We saw how woeful the 49ers were without Williams last season. When the left tackle missed three games mid-campaign, the Niners lost all three contests. The offense couldn’t move the ball, and Brock Purdy looked anything like the league MVP.

And when Williams looked like a lesser version of himself in the Super Bowl, the Niners’ offense sputtered again.

San Francisco currently has two tackles on the team’s 53-man roster, and that duo is high in the running for the worst tackle pairing in football. (There’s some steep competition this season.) Pair that with a questionable (at best) interior line, and the Niners could be looking at a situation where Purdy has nowhere to hide.

He might be a mobile quarterback, and Kyle Shanahan might be an offensive genius, but you can’t scheme around a problem like this.

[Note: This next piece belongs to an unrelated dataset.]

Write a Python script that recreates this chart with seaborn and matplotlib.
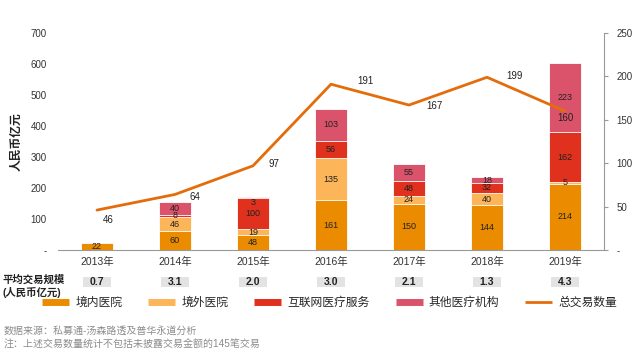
import numpy as np
import pandas as pd
import matplotlib
matplotlib.use("Agg")
import matplotlib.pyplot as plt
import matplotlib.transforms as mtransforms
from matplotlib.patches import Rectangle
from matplotlib.lines import Line2D
import seaborn as sns

years = ["2013年", "2014年", "2015年", "2016年", "2017年", "2018年", "2019年"]
domestic = [22, 60, 48, 161, 150, 144, 214]
overseas = [0, 46, 19, 135, 24, 40, 5]
internet = [0, 8, 100, 56, 48, 32, 162]
other = [2, 40, 3, 103, 55, 18, 223]
deals = [46, 64, 97, 191, 167, 199, 160]
avg_size = ["0.7", "3.1", "2.0", "3.0", "2.1", "1.3", "4.3"]
series_names = ["境内医院", "境外医院", "互联网医疗服务", "其他医疗机构"]
line_name = "总交易数量"

colors = ["#EB8C00", "#FDB55A", "#E0301E", "#DB536A"]
line_color = "#E46C0A"

sns.set_theme(style="white")
plt.rcParams["font.family"] = ["Liberation Sans", "Noto Sans CJK SC", "DejaVu Sans"]

fig = plt.figure(figsize=(6.4, 3.6), dpi=100)
ax = fig.add_axes([58 / 640, 110 / 360, 546 / 640, 217 / 360])

layers = [domestic, overseas, internet, other]
cum = np.cumsum(np.array(layers), axis=0)
df = pd.DataFrame({"year": years})
for k in range(3, -1, -1):
    df["v"] = cum[k]
    sns.barplot(data=df, x="year", y="v", color=colors[k], saturation=1,
                width=0.4, errorbar=None, edgecolor="white", linewidth=0.6, ax=ax)

# segment labels
for k in range(4):
    for i in range(len(years)):
        v = layers[k][i]
        if v < 3:
            continue
        top = cum[k][i]
        if v <= 3:
            ax.text(i, top - 2, str(v), ha="center", va="top", fontsize=6.5, color="#222222")
        else:
            ax.text(i, top - v / 2, str(v), ha="center", va="center", fontsize=6.5, color="#222222")

ax.set_ylim(0, 700)
ax.set_xlim(-0.5, 6.5)
ax.set_yticks(range(0, 701, 100))
ax.set_yticklabels(["-"] + [str(t) for t in range(100, 701, 100)])
ax.set_xlabel("")
ax.set_ylabel("人民币亿元", fontsize=8.5, fontweight="bold", color="#222222", labelpad=6)
for s in ["top", "right", "left"]:
    ax.spines[s].set_visible(False)
ax.spines["bottom"].set_color("#999999")
ax.spines["bottom"].set_linewidth(0.8)
ax.tick_params(axis="y", length=0, pad=8, labelsize=7, labelcolor="#333333")
ax.tick_params(axis="x", which="major", length=0, pad=5, labelsize=7.5, labelcolor="#333333")
ax.set_xticks(np.arange(0.5, 6.5, 1), minor=True)
ax.tick_params(axis="x", which="minor", length=3, color="#999999", width=0.8, direction="out")

# line on twin axis
ax2 = ax.twinx()
sns.lineplot(x=np.arange(len(years)), y=deals, ax=ax2, color=line_color, linewidth=2)
ax2.set_ylim(0, 250)
ax2.set_xlim(-0.5, 6.5)
ax2.set_yticks(range(0, 251, 50))
ax2.set_yticklabels(["-"] + [str(t) for t in range(50, 251, 50)])
ax2.set_ylabel("")
for s in ["top", "left", "bottom"]:
    ax2.spines[s].set_visible(False)
ax2.spines["right"].set_color("#999999")
ax2.spines["right"].set_linewidth(0.8)
ax2.tick_params(axis="y", length=3, color="#999999", width=0.8, pad=6, labelsize=7, labelcolor="#333333")

offsets = [(8, -7), (14, -2), (15, 1), (25, 2), (18, -1), (20, 1), (0, -5)]
for i, (d, off) in enumerate(zip(deals, offsets)):
    ax2.annotate(str(d), (i, d), xytext=off, textcoords="offset points",
                 ha="center", va="center", fontsize=7, color="#222222")

# average deal size row
trans = mtransforms.blended_transform_factory(ax.transData, ax.transAxes)
for i, s in enumerate(avg_size):
    ax.add_patch(Rectangle((i - 0.18, -0.171), 0.36, 0.047, transform=trans,
                           facecolor="#E3E3E3", edgecolor="none", clip_on=False))
    ax.text(i, -0.148, s, transform=trans, ha="center", va="center",
            fontsize=7.5, fontweight="bold", color="#222222")
fig.text(0.004, 1 - 280 / 360, "平均交易规模", fontsize=7.5, fontweight="bold",
         color="#222222", va="center", ha="left")
fig.text(0.004, 1 - 292 / 360, "(人民币亿元)", fontsize=7.5, fontweight="bold",
         color="#222222", va="center", ha="left")

# legend
handles = [Line2D([0], [0], color=c, linewidth=5, solid_capstyle="butt") for c in colors]
handles.append(Line2D([0], [0], color=line_color, linewidth=2, solid_capstyle="butt"))
fig.legend(handles, series_names + [line_name], loc="center", ncol=5,
           bbox_to_anchor=(0.515, 1 - 303 / 360), frameon=False, fontsize=8.5,
           handlelength=2.3, columnspacing=2.2, handletextpad=0.5)

fig.text(0.006, 1 - 331 / 360, "数据来源：私募通-汤森路透及普华永道分析", fontsize=7.2,
         color="#8C8C8C", va="center")
fig.text(0.006, 1 - 345 / 360, "注：上述交易数量统计不包括未披露交易金额的145笔交易", fontsize=7.2,
         color="#8C8C8C", va="center")

fig.savefig("out.png", dpi=100)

The Niners can manage if Aiyuk decides to play hardball and holds out for weeks on end. They’ll be worse, but there’s viable depth at wide receiver. Jauan Jennings can take snaps. Ricky Pearsall and Jacob Cowing can, too. The Niners can even trot Chris Conley.

Not one is a player on the level of Aiyuk, but you can aggregate something worthwhile. Jennings as a blocker, Pearsall as the intermediate-to-deep routes, Cowing on the short digs.

Again, you’d prefer to have No. 11, but you’re not buried without him.

The Niners are buried without No. 71.

Lynch and Shanahan keep saying they are “optimistic” that something will get done, but the time for optimism has passed. There’s a game in 10 days. It’s time for pragmatism.

Because amid 15-or-so minutes of obfuscation, gaslighting, and lying (outright), Lynch did say something true on Wednesday:

“We don’t get paid to try. We get paid to do,” Lynch said.

And right now, his job is to pay Williams whatever it takes to get the big man back to work. Get it done.